Nuclear Dream
- Author: Sergey Lukyanenko
- Original title: "Атомный Сон" ("Atomnyi Son")
- Language: Russian
- Genre: sci-fi collection
- Publication date: 2002
- Publication place: Russia
- Media type: Print (hardback & paperback)
- ISBN: 5-17-012405-8
- OCLC: 50561698
- LC Class: PG3483.U498 A95 2002

= Nuclear Dream =

Nuclear Dream is a collection of various works by Sergei Lukyanenko, published in 2002. Most of the short stories were previously published individually, either online on in various literary magazines.
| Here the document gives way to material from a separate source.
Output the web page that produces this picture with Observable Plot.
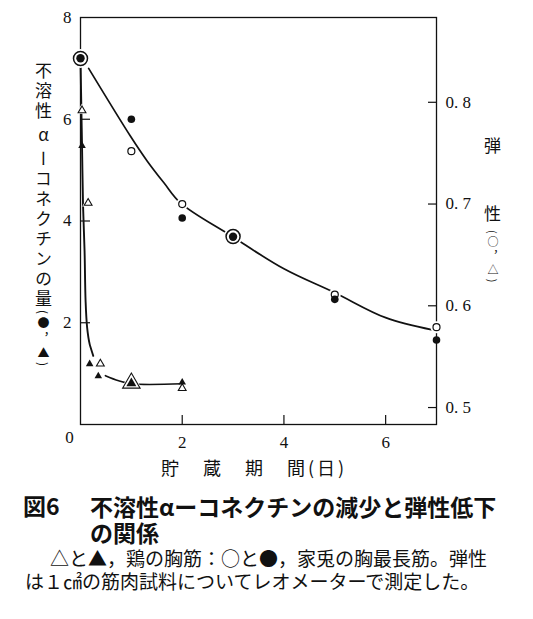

Along with other things, it includes the novel Nuclear Dream.

==Novels==

- Transparent Stained-Glass Windows
- Nuclear Dream

==Short stories==

=== From Fate===

- Evening Conversation with Mister Special Ambassador
- From Fate
- Footsteps Behind Your Back
- Negotiators
- Ahaulya Lyalyapta

===Time Spiral===

- A Talk Between Men
- Time Spiral
- Professional
- Coincidence
- Very Important Cargo

==Miscellaneous Work==

=== Articles===

- World of Moving Pictures
- History of Illnesses or Games That Play People

===Scripts===

This section contains the initial draft of the scripts for the Night Watch film adaptation that were written during the period when the novel was supposed to be adapted into a made-for-TV mini-series.

===Pranks===

- Koblandy-batyr and Barsa-Kelmes - chronicles a prank the author and his friends pulled up in college and what happened when a legitimate magazine treated it as a real thing.